No plan to halt operations

Maple Leaf told CBC News in a statement Thursday it didn’t plan to halt operations.

The Brandon plant was inspected by officials from public health, workplace safety and the Canadian Food Inspection Agency on Thursday afternoon, Maple Leaf said in a statement posted online.

“The outcome of this inspection was a positive reinforcement of the rigorous steps Maple Leaf Foods is taking to provide a safe work environment and prevent workplace spread of COVID-19,” the statement says. Those measures include barriers, distancing and screening.

The company’s plant in Lethbridge, Alta., also has an employee who tested positive for COVID-19 in the past week, the statement says.

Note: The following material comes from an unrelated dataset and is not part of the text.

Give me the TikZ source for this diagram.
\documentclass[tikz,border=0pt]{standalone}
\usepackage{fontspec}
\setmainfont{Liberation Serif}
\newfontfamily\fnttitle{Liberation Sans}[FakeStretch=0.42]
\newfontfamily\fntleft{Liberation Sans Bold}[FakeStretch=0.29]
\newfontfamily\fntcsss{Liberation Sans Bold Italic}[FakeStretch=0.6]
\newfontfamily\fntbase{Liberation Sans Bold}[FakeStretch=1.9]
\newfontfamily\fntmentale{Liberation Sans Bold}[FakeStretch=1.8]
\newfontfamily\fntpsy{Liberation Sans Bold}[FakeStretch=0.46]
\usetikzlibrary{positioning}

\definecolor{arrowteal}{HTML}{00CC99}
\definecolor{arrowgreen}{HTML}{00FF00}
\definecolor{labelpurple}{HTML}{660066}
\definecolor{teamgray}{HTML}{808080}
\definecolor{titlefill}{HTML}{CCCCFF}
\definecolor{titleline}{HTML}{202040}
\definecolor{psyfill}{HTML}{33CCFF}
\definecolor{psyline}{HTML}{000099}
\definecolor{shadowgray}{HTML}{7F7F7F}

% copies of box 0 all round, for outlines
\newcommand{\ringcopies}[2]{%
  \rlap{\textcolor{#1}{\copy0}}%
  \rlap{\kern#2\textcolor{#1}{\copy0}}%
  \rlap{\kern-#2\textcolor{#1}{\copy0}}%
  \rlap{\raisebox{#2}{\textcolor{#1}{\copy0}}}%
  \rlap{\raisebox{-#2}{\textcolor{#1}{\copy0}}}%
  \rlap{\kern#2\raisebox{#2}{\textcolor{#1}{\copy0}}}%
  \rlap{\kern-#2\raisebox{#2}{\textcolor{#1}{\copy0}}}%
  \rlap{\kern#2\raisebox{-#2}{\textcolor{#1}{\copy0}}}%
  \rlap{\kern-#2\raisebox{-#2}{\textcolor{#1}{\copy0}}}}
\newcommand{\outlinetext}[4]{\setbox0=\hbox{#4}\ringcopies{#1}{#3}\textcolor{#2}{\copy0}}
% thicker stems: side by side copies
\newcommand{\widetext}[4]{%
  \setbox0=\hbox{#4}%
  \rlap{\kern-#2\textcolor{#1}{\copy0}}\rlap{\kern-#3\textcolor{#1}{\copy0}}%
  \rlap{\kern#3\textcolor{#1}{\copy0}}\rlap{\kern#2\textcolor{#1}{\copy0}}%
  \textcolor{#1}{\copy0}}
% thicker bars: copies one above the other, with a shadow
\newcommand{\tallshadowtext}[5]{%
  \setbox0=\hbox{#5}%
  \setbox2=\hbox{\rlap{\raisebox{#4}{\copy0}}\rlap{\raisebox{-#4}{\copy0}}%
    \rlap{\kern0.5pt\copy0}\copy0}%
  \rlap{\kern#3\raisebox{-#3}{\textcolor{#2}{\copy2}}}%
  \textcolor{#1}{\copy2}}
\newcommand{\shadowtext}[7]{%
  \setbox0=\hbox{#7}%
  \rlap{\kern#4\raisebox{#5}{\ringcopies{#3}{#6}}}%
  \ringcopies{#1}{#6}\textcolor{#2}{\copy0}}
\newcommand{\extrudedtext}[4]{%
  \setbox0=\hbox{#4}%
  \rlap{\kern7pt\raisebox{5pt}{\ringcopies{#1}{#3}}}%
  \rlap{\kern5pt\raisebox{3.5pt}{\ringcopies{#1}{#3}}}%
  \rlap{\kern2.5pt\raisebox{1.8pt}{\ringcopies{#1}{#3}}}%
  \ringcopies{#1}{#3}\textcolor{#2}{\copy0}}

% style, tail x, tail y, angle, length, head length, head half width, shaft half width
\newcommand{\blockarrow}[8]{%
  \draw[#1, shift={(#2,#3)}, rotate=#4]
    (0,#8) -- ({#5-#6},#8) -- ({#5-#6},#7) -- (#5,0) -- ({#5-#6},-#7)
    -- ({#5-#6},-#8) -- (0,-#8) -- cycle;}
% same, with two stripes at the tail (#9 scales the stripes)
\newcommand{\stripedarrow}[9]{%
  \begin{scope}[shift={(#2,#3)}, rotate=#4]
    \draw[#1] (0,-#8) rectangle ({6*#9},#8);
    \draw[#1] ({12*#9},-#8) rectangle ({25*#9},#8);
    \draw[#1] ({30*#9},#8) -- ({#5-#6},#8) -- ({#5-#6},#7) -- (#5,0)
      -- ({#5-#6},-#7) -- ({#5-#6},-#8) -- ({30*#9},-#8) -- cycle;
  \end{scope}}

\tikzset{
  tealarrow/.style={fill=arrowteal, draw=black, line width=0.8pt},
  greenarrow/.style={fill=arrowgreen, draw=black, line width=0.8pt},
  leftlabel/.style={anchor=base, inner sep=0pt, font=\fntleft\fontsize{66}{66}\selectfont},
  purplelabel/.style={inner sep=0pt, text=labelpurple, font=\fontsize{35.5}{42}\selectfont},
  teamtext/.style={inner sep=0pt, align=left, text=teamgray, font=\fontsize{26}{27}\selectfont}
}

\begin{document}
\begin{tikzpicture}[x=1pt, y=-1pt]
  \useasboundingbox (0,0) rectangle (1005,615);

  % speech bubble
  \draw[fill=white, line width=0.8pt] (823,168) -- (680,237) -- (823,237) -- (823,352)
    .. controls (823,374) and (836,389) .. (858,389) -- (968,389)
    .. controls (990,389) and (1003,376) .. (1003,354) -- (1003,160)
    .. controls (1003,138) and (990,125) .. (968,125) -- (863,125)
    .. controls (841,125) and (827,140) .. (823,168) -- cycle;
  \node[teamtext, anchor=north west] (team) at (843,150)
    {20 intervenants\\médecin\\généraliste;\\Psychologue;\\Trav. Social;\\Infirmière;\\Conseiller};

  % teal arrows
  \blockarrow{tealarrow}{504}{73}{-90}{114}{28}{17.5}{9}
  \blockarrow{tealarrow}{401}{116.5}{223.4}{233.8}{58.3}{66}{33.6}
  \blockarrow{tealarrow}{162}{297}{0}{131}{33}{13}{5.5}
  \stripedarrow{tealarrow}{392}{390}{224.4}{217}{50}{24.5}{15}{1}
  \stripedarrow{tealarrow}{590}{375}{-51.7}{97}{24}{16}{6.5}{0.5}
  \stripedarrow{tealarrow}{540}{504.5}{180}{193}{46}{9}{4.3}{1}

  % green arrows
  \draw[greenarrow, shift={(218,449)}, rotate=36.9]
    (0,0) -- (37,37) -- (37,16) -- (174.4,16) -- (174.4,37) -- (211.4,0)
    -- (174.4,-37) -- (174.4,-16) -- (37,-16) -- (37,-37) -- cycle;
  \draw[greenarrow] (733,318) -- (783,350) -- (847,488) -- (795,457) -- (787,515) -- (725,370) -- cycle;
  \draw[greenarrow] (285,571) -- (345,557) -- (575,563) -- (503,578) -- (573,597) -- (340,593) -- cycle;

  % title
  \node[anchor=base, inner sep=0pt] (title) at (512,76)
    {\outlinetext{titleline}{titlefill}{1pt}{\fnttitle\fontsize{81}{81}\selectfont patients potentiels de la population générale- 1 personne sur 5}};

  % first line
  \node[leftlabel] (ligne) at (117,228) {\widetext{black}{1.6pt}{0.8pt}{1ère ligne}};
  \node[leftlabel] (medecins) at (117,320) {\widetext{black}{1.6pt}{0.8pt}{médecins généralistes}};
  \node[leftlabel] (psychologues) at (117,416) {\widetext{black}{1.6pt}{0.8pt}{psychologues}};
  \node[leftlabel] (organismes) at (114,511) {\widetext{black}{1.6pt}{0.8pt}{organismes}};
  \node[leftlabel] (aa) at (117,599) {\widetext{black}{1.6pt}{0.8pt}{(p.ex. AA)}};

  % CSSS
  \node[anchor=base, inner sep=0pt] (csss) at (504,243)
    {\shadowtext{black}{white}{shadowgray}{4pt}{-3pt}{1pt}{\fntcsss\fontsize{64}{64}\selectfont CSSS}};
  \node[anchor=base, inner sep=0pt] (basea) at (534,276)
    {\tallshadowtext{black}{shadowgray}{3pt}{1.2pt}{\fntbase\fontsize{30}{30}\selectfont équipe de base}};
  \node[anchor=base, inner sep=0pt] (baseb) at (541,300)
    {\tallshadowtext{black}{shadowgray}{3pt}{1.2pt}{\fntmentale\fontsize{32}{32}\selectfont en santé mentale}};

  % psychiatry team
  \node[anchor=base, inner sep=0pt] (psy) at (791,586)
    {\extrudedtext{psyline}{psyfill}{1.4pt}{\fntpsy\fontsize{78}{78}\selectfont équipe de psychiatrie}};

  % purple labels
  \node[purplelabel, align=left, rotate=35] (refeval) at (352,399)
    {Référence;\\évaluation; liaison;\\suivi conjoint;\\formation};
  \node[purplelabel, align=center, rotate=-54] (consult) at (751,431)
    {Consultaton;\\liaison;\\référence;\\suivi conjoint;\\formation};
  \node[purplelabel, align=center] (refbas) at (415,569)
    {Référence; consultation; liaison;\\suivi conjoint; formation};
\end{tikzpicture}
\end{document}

“Investigation into these cases indicates that all are linked to community spread, and not to workplace contact. All affected employees are recuperating at home,” the statement says.

Dr. Brent Roussin, Manitoba’s chief public health officer, said on Thursday that Public Health hasn’t seen evidence of transmission at the Maple Leaf plant so far.

Roussin said Thursday there’s a cluster of 28 cases in Brandon, 18 of which were announced on Thursday.

The cluster originated with someone who travelled east of the province and did not self-isolate correctly upon return, Roussin said.

See Also

‘Extremely limited’ options

Brandon Mayor Rick Chrest said despite concern in the community, he doesn’t believe it’s the role of politicians to weigh in on whether the plant should close.

“This is a health incident and not really a political one,” he said in an interview on CBC Manitoba’s Radio Noon.

Traeger said Maple Leaf employees who are afraid of going to work have few options. Manitoba’s Labour Relations Act gives wokers the right to refuse dangerous work, but Traeger said the law doesn’t apply in the Brandon case because public health officials have said Maple Leaf’s precautions are enough.

“Their choices are extremely limited,” Traeger said. “They can either go to work or they can risk … being absent without leave by not reporting to work.”

The facility is “absolutely huge,” he said, including a cafeteria that seats roughly 1,200 people and a cutting floor that can have anywhere from 600 to 800 people working on it in a day.

He pointed to rapid spread of COVID-19 in other meat processing facilities in North America, including a Cargill Ltd. beef-processing plant near High River, Alta. Three people died and 940 employees tested positive as a result of that outbreak.

“We’re in the same position right now that the Cargill plant was in the very beginning of the outbreak, where we have a small number, a handful, less than 10 people who have the virus,” Traeger said.

“In Cargill, within two days that became 30, and within seven days that became 900.”